“女子也能为帝吗?”谢蝉衣惊讶。
这条历史线上并没有女帝,以至于让身为女人的谢蝉衣无法想象出女帝的样子。
“男子和女子相差的只有体力,而不是脑力,而且按照现在推算,女帝出现的时间还算晚呢。”
就不扯什么生产力了,本朝的生产力换算成另一个时空,大约相当于明清,而武则天可是唐朝就登基的,所以池云亭才说女帝并不是没有可能的。
有池云亭安慰,谢蝉衣心总算放宽,能安稳养胎。
她养胎不是静坐,而是时常走动,活动身体。
之前谢蝉衣放话自己在备孕也不全是假的,只是她的备孕不是喝药调理身体,而是强身健体。
只有体魄强健,活下来的可能性能才大。
池云亭整个后宫就只有谢蝉衣一个,哪怕谢蝉衣处于孕期也没出现什么乌七八糟的事,谢蝉衣自然身心舒畅,连带着胎气也不错。
前三个月谢蝉衣的肚子还不怎么显,等到五六个月份,谢蝉衣的小腹开始微微凸起,这时候孩子已经成型的差不多,可以进行胎教,每天晚上池云亭都会跟孩子说会话。
除此之外,怀孕时的脾气口味不定,以及腿脚抽筋等孕期一系列毛病谢蝉衣也没落下,可每次池云亭都能及时出现在她身边,给她带来莫大的安慰和勇气。
越跟池云亭过下去,谢蝉衣心里就越充满希望,上辈子那个自私狠毒的谢蝉衣并不曾消失,可却已经不再是谢蝉衣的全部。
现在谢蝉衣的心在太医院,在自己孩子和孩子的父亲的身上,太多太多,谢蝉衣偶然回首,都会觉得自己和曾经判若两人。
她的人生如果可以划分,那一定会划分成两个阶段,一个是在遇到池云亭之前,一个是遇到池云亭之后。

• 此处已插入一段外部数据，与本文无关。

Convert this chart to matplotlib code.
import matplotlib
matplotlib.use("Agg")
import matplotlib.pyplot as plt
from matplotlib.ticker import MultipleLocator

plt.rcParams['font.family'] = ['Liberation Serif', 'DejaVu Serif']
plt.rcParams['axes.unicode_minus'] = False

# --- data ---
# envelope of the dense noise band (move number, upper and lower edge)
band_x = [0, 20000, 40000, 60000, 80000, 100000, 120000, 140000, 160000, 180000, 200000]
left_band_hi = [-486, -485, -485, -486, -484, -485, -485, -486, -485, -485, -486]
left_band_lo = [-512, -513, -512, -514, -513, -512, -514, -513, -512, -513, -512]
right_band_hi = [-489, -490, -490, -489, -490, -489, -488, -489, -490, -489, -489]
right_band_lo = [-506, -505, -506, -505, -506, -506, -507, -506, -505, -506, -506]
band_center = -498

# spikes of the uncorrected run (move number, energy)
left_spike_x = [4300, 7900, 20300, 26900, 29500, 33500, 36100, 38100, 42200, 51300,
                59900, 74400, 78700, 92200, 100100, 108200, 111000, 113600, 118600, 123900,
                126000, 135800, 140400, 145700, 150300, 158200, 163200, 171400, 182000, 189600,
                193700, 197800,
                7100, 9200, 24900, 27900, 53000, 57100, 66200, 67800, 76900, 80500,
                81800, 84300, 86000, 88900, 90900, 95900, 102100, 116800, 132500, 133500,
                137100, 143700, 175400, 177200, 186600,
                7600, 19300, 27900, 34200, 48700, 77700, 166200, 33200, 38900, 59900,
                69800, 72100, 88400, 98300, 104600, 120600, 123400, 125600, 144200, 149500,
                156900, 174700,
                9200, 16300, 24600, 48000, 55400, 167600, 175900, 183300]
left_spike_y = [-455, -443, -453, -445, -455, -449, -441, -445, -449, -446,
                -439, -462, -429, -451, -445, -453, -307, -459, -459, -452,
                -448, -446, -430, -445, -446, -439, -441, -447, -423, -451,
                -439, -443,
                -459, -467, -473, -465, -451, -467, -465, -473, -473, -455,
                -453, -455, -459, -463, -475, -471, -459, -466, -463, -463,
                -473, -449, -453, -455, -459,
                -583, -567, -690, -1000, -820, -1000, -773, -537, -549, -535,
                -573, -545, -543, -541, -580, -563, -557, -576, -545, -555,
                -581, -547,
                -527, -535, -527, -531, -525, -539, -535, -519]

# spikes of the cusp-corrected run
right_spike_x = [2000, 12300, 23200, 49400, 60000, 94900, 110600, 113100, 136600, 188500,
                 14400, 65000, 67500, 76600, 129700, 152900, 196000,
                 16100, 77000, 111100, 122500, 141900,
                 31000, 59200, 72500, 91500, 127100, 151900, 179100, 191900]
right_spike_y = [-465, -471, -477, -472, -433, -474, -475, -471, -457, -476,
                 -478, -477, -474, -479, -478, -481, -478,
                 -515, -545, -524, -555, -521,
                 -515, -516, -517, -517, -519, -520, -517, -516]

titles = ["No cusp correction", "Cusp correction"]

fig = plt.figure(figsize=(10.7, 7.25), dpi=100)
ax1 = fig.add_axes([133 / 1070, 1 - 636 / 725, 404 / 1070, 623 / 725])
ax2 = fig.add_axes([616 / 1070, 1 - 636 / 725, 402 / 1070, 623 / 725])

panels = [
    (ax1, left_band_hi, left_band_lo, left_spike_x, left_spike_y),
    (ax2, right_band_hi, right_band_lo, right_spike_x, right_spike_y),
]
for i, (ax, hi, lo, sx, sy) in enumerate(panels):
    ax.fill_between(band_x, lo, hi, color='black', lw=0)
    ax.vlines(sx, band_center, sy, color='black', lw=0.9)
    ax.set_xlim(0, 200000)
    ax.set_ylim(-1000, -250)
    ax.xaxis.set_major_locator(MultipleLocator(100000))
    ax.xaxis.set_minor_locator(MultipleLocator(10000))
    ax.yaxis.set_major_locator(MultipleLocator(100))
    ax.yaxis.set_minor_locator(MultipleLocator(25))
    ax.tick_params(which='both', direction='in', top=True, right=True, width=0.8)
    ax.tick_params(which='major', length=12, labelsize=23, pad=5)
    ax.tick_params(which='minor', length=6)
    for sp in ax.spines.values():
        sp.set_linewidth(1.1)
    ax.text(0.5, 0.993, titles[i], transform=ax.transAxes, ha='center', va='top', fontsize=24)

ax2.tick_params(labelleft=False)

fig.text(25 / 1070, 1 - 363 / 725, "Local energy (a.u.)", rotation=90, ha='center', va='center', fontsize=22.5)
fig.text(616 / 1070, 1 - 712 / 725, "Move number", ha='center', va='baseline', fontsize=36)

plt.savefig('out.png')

遇见池云亭之前的她,人生暗淡,没有一丝光彩,遇到池云亭之后,池云亭就是她的光,她本身不会发光,全赖池云亭的照亮。
而现在,他们夫妻两个又即将踏入新的阶段,那就是他们的孩子。
谢蝉衣不是怕事的,池云亭敢说她就敢信,并且毫不怀疑。
可是对于许多臣子来说,皇后肚子里面孩子的性别真的很重要,简直比池云亭和谢蝉衣这对父母孩子还要上心。
就在群臣的日夜期盼里,谢蝉衣的月份过了八月,很快就要待产。
越发临近谢蝉衣的产期,就连池云亭对政事也变得心绪不宁,每天一下班就赶紧回去陪伴谢蝉衣。
产房和稳婆早就准备好,整个后宫氛围也无形的紧绷起来,为谢蝉衣肚子里面的孩子,他们未来的小主子。
此时谢蝉衣的肚子已经不小,几乎每天都会让太医把脉。
“上苍保佑,让皇后娘娘能一举得男!”距离谢蝉衣生产的时间越发临近,许多人都为谢蝉衣祈祷着。
他们自认谢蝉衣身为皇后,也肯定喜欢儿子,而池云亭就更不用说了,他家可是有江山继承的。
距离谢蝉衣生产日子越近,落在皇宫的目光就越多,而那些都被池云亭挡了去,不让它们坏了谢蝉衣的心情。
等到谢蝉衣临产前的半个月,池云亭就开始把一些不重要的公事交由六部处理,他则空出更多的时间来陪谢蝉衣。
有池云亭陪伴在身边,谢蝉衣心情越发好,眉眼梢都泛着一股甜蜜。
却在此时,谢蝉衣眉头不由一皱,面容泛苦,手掌下意识抓紧池云亭的衣袍,整个人浑身无力的倒在池云亭身上,“云亭,疼,我肚子好疼,我好像要生了。”
池云亭脑海中猛地嗡鸣一声,反应过来后,连忙抱起谢蝉衣,一边快步往产房走去,一边快速传唤稳婆和太医待命。
产房距离他们寝宫不远,可是短短一段路,就让池云亭出了汗,承受生育之苦的谢蝉衣更不用说,汗水已经打湿秀发,衬得她面色极为苍白。
稳婆们匆匆而来,就见到池云亭抱着谢蝉衣进了产房。
池云亭直接把谢蝉衣放到产床上,抚来谢蝉衣的秀发,在谢蝉衣耳边道:“别怕,我就在这陪你。”
“陛下,产房污秽,您怎么能呆在这里呢……”产婆们傻眼道。
“女子生产怎么能算是污秽,皇后这是在为我受苦,我怎能心安理得的待在外面,好了,快点给皇后接生吧。”池云亭催促产婆们道。